100 Anos do Museu Mariano Procópio: esquecer para lembrar

Por José Hansen

Todo museu é um portal temporal, te leva aos mais diversos entroncamentos no espaço-tempo, mas se seu destino final não é o futuro, não serve pra nada

Maria Pardos – O Pensativo sem data (Óleo sobre tela, 66×57,5 cm)*

No dia de comemoração do primeiro centenário de um museu, escolhi não falar sobre a grandiosidade de seu acervo, mas de uma personagem pilar de sua existência. Maria Pardos (1866 – 1928),  era uma espanhola que veio para o Brasil como dançarina e se radicou na cidade do Rio de Janeiro, participou ativamente do circuito das Exposições Gerais de Belas-Artes e lá foi premiada diversas vezes.

Mas, por que falar dela no aniversário do Museu Mariano Procópio? Porque Pardos desempenhou um importante papel na construção do museu. Hoje sua memória, junto com tantas outras, comemora seu aniversário sob a poeira do esquecimento, que se acumula dentro de um museu fechado. 

Maria Pardos – Pillar s/d (OST, 60,5 x 50,5 cm)

Lembrar a história dessa artista nos faz pensar sobre o lugar da mulher nas camadas sociais mais ricas no começo do século XX, a “alta sociedade”. Pardos tinha uma relação com Alfredo, filho do Mariano Procópio, esse que dá nome ao bairro e ao museu, mas antes disso era mulher, artista e imigrante. Essas três características juntas eram incompatíveis, tanto com a família Ferreira-Lage quanto com o ensino formal das artes acadêmicas no Brasil.

Pardos foi aluna de Rodolpho Amoedo entre os anos de 1913 e 1918, não matriculada formalmente na Escola Nacional de Belas Artes, ao que tudo indica foi estudou no atelier do artista e em seu próprio ambiente doméstico. A academia não era lugar para uma mulher.

 O acervo do museu possui uma série de estudos da artista que devido a impossibilidade de desenhar modelos vivos, se baseia inteiramente em reproduções de modelos de gesso. 

Maria Pardos – Estudos Diversos

Se sua relação com o fundador do Museu Mariano Procópio nunca foi oficializada em vida, pode ser constatada por meio de diversas homenagens póstumas. Alfredo Ferreira-Lage, atesta seu relacionamento com a pintora batizando um dos salões do Museu com seu nome e encomendando um busto a Modestino Kanto. Após a morte da artista, adiciona o sobrenome “Lage”, ao nome de Maria Pardos em seu autorretrato. Seria arrependimento? Hoje pode ser considerado um abuso?

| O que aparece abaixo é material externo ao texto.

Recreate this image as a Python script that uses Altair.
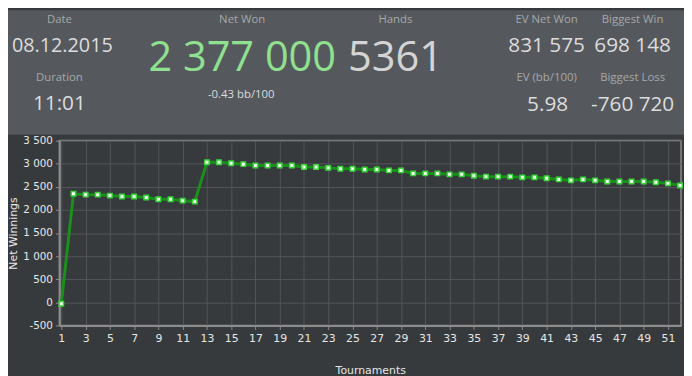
import altair as alt
import pandas as pd

# ---- data ----
tournaments = list(range(1, 53))
net_winnings = [-30, 2350, 2330, 2330, 2310, 2290, 2290, 2270, 2230, 2230, 2200, 2180,
                3030, 3030, 3010, 2990, 2960, 2960, 2960, 2960, 2930, 2930, 2910, 2890,
                2890, 2875, 2875, 2855, 2855, 2790, 2790, 2790, 2770, 2770, 2740, 2720,
                2720, 2720, 2705, 2705, 2685, 2660, 2640, 2660, 2640, 2615, 2615, 2615,
                2615, 2600, 2575, 2530]
x_ticks = list(range(1, 52, 2))
y_ticks = list(range(-500, 3501, 500))

header_labels = ["Date", "Duration", "Net Won", "Hands", "EV Net Won", "Biggest Win",
                 "EV (bb/100)", "Biggest Loss"]
header_values = ["08.12.2015", "11:01", "2 377 000", "5361", "831 575", "698 148",
                 "5.98", "-760 720"]
sub_value = "-0.43 bb/100"

df = pd.DataFrame({"t": tournaments, "v": net_winnings})

# ---- layout (plot area is at page x 60..689, y 140..327) ----
PX, PY = 60, 140
W, H = 629, 187
FONT_HDR = "Open Sans"
FONT_AX = "DejaVu Sans"


def txt(label, px, py, size, color, weight="normal"):
    return alt.Chart(pd.DataFrame({"s": [label]})).mark_text(
        font=FONT_HDR, fontSize=size, color=color, align="center",
        baseline="middle", fontWeight=weight
    ).encode(x=alt.value(px - PX), y=alt.value(py - PY), text="s:N")


header_bg = alt.Chart(pd.DataFrame({"a": [0]})).mark_rect(color="#55585c").encode(
    x=alt.value(-PX + 8), x2=alt.value(W + 3),
    y=alt.value(-PY + 8), y2=alt.value(134 - PY)
)

lab_col = "#a6a8aa"
val_col = "#dcdcdc"
label_pos = [(60, 18), (60, 77), (245, 18), (400, 18), (553, 18), (640, 18), (553, 77), (640, 77)]
value_pos = [(63, 44, 20, val_col), (60, 103, 21, val_col), (245, 57, 42, "#8fe08f"),
             (400, 57, 42, "#d4d4d4"), (553, 44, 21, val_col), (640, 44, 21, val_col),
             (554, 104, 21, val_col), (640, 104, 21, val_col)]

texts = []
for lab, (x, y) in zip(header_labels, label_pos):
    texts.append(txt(lab, x, y, 11.5, lab_col))
for val, (x, y, s, c) in zip(header_values, value_pos):
    texts.append(txt(val, x, y, s, c))
texts.append(txt(sub_value, 244, 94, 11.5, "#dcdcdc"))

xs = alt.Scale(domain=[0.84, 52.08], nice=False, zero=False)
ys = alt.Scale(domain=[-500, 3500], nice=False, zero=False)

base = alt.Chart(df).encode(
    x=alt.X("t:Q", scale=xs, axis=alt.Axis(
        values=x_ticks, title="Tournaments", titleY=46, titleBaseline="middle",
        labelFlush=False, labelPadding=3)),
    y=alt.Y("v:Q", scale=ys, axis=alt.Axis(
        values=y_ticks, title="Net Winnings", titleX=-46, titleBaseline="middle",
        labelExpr="replace(replace(format(datum.value, ','), ',', ' '), '\u2212', '-')",
        labelFlush=False, labelPadding=3, labelFontSize=10.5)),
)

line = base.mark_line(color="#1b8f1b", strokeWidth=3)
pts = base.mark_point(shape="square", filled=True, fill="#f4fff4", stroke="#3bd43b",
                      strokeWidth=1.5, size=20, opacity=1)

chart = alt.layer(header_bg, *texts, line, pts).properties(
    width=W, height=H,
    background="#363a3d",
    autosize=alt.AutoSizeParams(type="none"),
    padding={"left": PX - 8, "top": PY - 8, "right": 3, "bottom": 376 - 8 - (PY - 8) - H},
).configure_view(
    stroke="#8a8a8a", strokeWidth=1.5
).configure_axis(
    grid=True, gridColor="#52565a", gridWidth=1,
    domainColor="#8c8c8c", domainWidth=2,
    tickColor="#8c8c8c", tickSize=4,
    labelColor="#e6e6e6", labelFont=FONT_AX, labelFontSize=11,
    titleColor="#e6e6e6", titleFont=FONT_AX, titleFontSize=11, titleFontWeight="normal",
)

chart.save("out.html", embed_options={"renderer": "svg", "actions": False})
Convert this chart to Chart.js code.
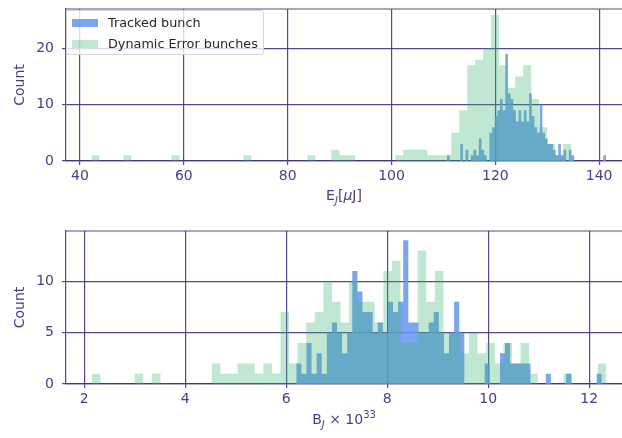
<!DOCTYPE html>
<html>
<head>
<meta charset="utf-8">
<script src="https://cdn.jsdelivr.net/npm/chart.js@4.4.0/dist/chart.umd.min.js"></script>
<style>
  body { margin: 0; width: 622px; height: 438px; overflow: hidden; background: #fff; position: relative; font-family: 'DejaVu Sans', sans-serif; }
  .panel { position: absolute; left: 0; width: 622px; }
  .xlabel { position: absolute; left: 66px; width: 556px; text-align: center; color: #483d8b; font-size: 14px; line-height: 16px; }
  .xlabel sub, .xlabel sup { font-size: 10px; line-height: 0; }
  #legend { position: absolute; left: 66px; top: 10px; width: 198px; height: 45px; box-sizing: border-box; padding: 1px 0 0 5px; background: rgba(255,255,255,0.8); border: 1px solid #d4d4d4; border-radius: 3px; font-size: 12.8px; color: #262626; }
  #legend div { height: 21px; line-height: 21px; white-space: nowrap; }
  #legend span { display: inline-block; width: 26px; height: 8px; margin-right: 10px; vertical-align: 0px; }
</style>
</head>
<body>
<div class="panel" style="top:0;height:205px"><canvas id="energyChart"></canvas></div>
<div class="panel" style="top:222px;height:205px"><canvas id="lumiChart"></canvas></div>
<div id="legend">
  <div><span style="background:rgba(100,149,237,0.85)"></span>Tracked bunch</div>
  <div><span style="background:rgba(60,179,113,0.32)"></span>Dynamic Error bunches</div>
</div>
<div class="xlabel" style="top:187px">E<sub><i>J</i></sub>[<i>μ</i>J]</div>
<div class="xlabel" style="top:411px">B<sub><i>J</i></sub> × 10<sup>33</sup></div>
<script>
  var ACCENT = '#483d8b';
  var GRID = 'rgba(64, 52, 140, 0.9)';
  var TRACKED_COLOR = 'rgba(100, 149, 237, 0.85)';
  var ERROR_COLOR = 'rgba(60, 179, 113, 0.32)';

  // 上图: 能量分布
  var energyTicks = [40, 60, 80, 100, 120, 140];
  var energyCountTicks = [0, 10, 20];
  var energyAxisRange = [37.3, 144.4];
  var energyCountMax = 27;
  var energyTrackedRange = [110.7, 141.3];
  var energyTrackedCounts = [
    1, 0, 0, 0, 0, 3, 0, 2, 0, 1,
    2, 1, 4, 2, 1, 0, 5, 6, 8, 9,
    11, 9, 19, 12, 11, 9, 7, 9, 7, 9,
    7, 12, 8, 6, 5, 10, 5, 4, 3, 3,
    2, 1, 3, 1, 2, 0, 2, 1, 0, 0,
    0, 0, 0, 0, 0, 0, 0, 0, 0, 1
  ];
  var energyErrorRange = [42.2, 134.6];
  var energyErrorCounts = [
    1, 0, 0, 0, 1, 0, 0, 0, 0, 0,
    1, 0, 0, 0, 0, 0, 0, 0, 0, 1,
    0, 0, 0, 0, 0, 0, 0, 1, 0, 0,
    2, 1, 1, 0, 0, 0, 0, 0, 1, 2,
    2, 2, 1, 1, 1, 5, 9, 17, 18, 20,
    26, 17, 13, 15, 17, 11, 6, 3, 1, 3
  ];

  // 下图: 亮度分布
  var lumiTicks = [2, 4, 6, 8, 10, 12];
  var lumiCountTicks = [0, 5, 10];
  var lumiAxisRange = [1.64, 12.65];
  var lumiCountMax = 14.9;
  var lumiTrackedRange = [6.2, 12.25];
  var lumiTrackedCounts = [
    2, 1, 4, 1, 3, 1, 5, 6, 5, 3,
    5, 11, 9, 7, 7, 5, 6, 5, 8, 7,
    8, 14, 6, 6, 5, 5, 6, 7, 5, 3,
    5, 8, 5, 0, 0, 0, 0, 2, 0, 0,
    3, 4, 2, 2, 2, 2, 0, 0, 0, 1,
    0, 0, 0, 1, 0, 0, 0, 0, 0, 1
  ];
  var lumiErrorRange = [2.151, 12.34];
  var lumiErrorCounts = [
    1, 0, 0, 0, 0, 1, 0, 1, 0, 0,
    0, 0, 0, 0, 2, 1, 1, 2, 2, 1,
    2, 1, 7, 2, 4, 6, 7, 10, 8, 6,
    10, 8, 8, 6, 11, 12, 4, 4, 13, 8,
    11, 5, 5, 3, 5, 3, 4, 2, 4, 2,
    4, 1, 0, 0, 0, 1, 0, 0, 0, 2
  ];

  /**
   * 把直方图计数转换为阶梯线的点
   */
  function histPoints(range, counts) {
    var w = (range[1] - range[0]) / counts.length;
    var pts = counts.map(function(c, i) {
      return { x: range[0] + w * i, y: c };
    });
    pts.push({ x: range[1], y: counts[counts.length - 1] });
    return pts;
  }

  function histDataset(label, range, counts, color) {
    return {
      label: label,
      data: histPoints(range, counts),
      stepped: 'before',
      fill: 'origin',
      backgroundColor: color,
      borderColor: 'transparent',
      borderWidth: 0,
      pointRadius: 0
    };
  }

  // 顶部边框
  var frameTop = {
    id: 'frameTop',
    afterDraw: function(chart) {
      var a = chart.chartArea, ctx = chart.ctx;
      ctx.save();
      ctx.strokeStyle = GRID;
      ctx.lineWidth = 1.2;
      ctx.beginPath();
      ctx.moveTo(a.left, a.top);
      ctx.lineTo(a.right, a.top);
      ctx.stroke();
      ctx.restore();
    }
  };

  function makeChart(id, xRange, xTicks, yMax, yTicks, trackedRange, trackedCounts, errorRange, errorCounts, xHeight) {
    return new Chart(document.getElementById(id), {
      type: 'line',
      data: {
        datasets: [
          histDataset('Dynamic Error bunches', errorRange, errorCounts, ERROR_COLOR),
          histDataset('Tracked bunch', trackedRange, trackedCounts, TRACKED_COLOR)
        ]
      },
      options: {
        responsive: true,
        maintainAspectRatio: false,
        animation: false,
        layout: { padding: { top: 9, left: 0, right: 0, bottom: 0 } },
        plugins: {
          legend: { display: false },
          tooltip: { enabled: false }
        },
        scales: {
          x: {
            type: 'linear',
            min: xRange[0],
            max: xRange[1],
            afterBuildTicks: function(s) {
              s.ticks = xTicks.map(function(v) { return { value: v }; });
            },
            afterFit: function(s) { s.height = xHeight; },
            grid: { color: GRID, lineWidth: 1.2, tickLength: 4, tickColor: GRID },
            border: { color: GRID, width: 1.2 },
            ticks: { color: ACCENT, font: { family: 'DejaVu Sans', size: 14 }, padding: 3, maxRotation: 0 }
          },
          y: {
            min: 0,
            max: yMax,
            afterBuildTicks: function(s) {
              s.ticks = yTicks.map(function(v) { return { value: v }; });
            },
            afterFit: function(s) {
              s.width = 66;
              s.paddingTop = 0;
              s.paddingBottom = 0;
            },
            grid: { color: GRID, lineWidth: 1.2, tickLength: 4, tickColor: GRID },
            border: { color: GRID, width: 1.2 },
            ticks: { color: ACCENT, font: { family: 'DejaVu Sans', size: 14 }, padding: 8 },
            title: {
              display: true,
              text: 'Count',
              color: ACCENT,
              font: { family: 'DejaVu Sans', size: 14 },
              padding: { top: 12, bottom: 0 }
            }
          }
        }
      },
      plugins: [frameTop]
    });
  }

  makeChart('energyChart', energyAxisRange, energyTicks, energyCountMax, energyCountTicks,
    energyTrackedRange, energyTrackedCounts, energyErrorRange, energyErrorCounts, 44);
  makeChart('lumiChart', lumiAxisRange, lumiTicks, lumiCountMax, lumiCountTicks,
    lumiTrackedRange, lumiTrackedCounts, lumiErrorRange, lumiErrorCounts, 43);
</script>
</body>
</html>
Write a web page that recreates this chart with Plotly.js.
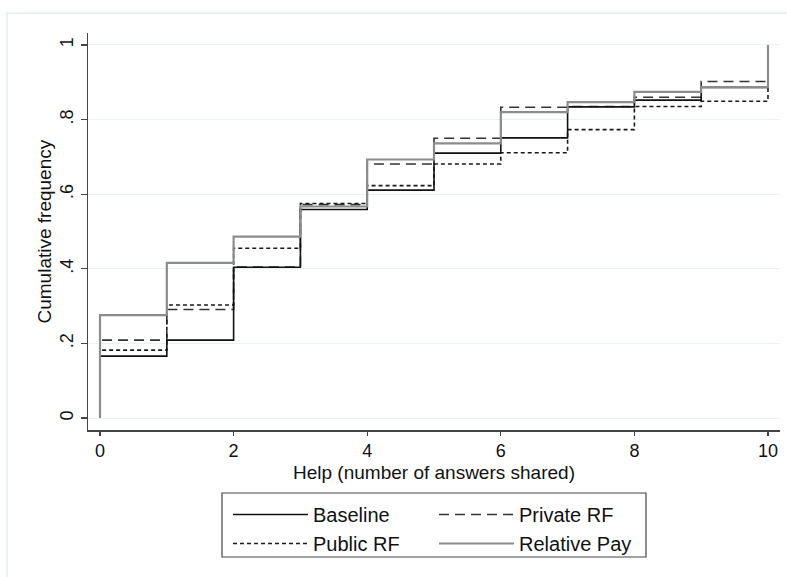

As alterações póstumas pouco ou nada importam para os desprovidos de vida, mas o contrário é verdadeiro para os vivos e para aqueles que ainda vão nascer.

Modestino Kanto – Maria Pardos, 1931(Gesso, 55 x 38 x 28 cm)

Maria Pardos provavelmente exerceu grande influência na construção da coleção de Alfredo Ferreira-Lage, patrono e fundador do museu e personagem que cede seu nome à fundação de cultura de Juiz de Fora. A artista interrompeu sua carreira de pintora em 1919 o que indica sua participação na constituição da Galeria de Belas Artes, prédio anexo à vila e com vocação expositiva e museal de nascença. No acervo do museu podemos encontrar alguns de seus contemporâneos academicistas, prováveis colegas e conhecidos, como seu mestre Amoedo. 

O Caipira Violeiro (Óleo sobre papelão, 86 x 67 cm)
Serenidade, 1917 (OST, 61 x 52,5 cm)
Primeira Separação (OST, 121 x 80 cm)

Mais algumas pinturas de Maria Pardos no acervo do Museu.

O museu está fechado desde 2003, Maria Pardos não pode ser encontrada na wikipedia e nem em nenhuma pesquisa rápida sobre o museu. No site do museu, a associação de amigos tem destaque. Teriam os gestores papel maior do que a história da instituição? Pardos nunca foi oficial, nem no ensino nem em sua relação. Hoje, ainda não ganhou seu lugar institucional, mas seu registro material segue vivo.

Toda memória é fruto de escolhas que criam outros tantos esquecimentos. Que o museu sobreviva aos que lhe têm como propriedade, e que a história de Pardos viva hoje e sempre, apesar do século XX e das duas primeiras décadas do XXI.

 

*Todas as imagens utilizadas aqui foram retiradas do acervo digital do MAPRO. Esse texto é um recorte de pesquisa feita em 2017 para a execução de um projeto de exposição sobre a artista.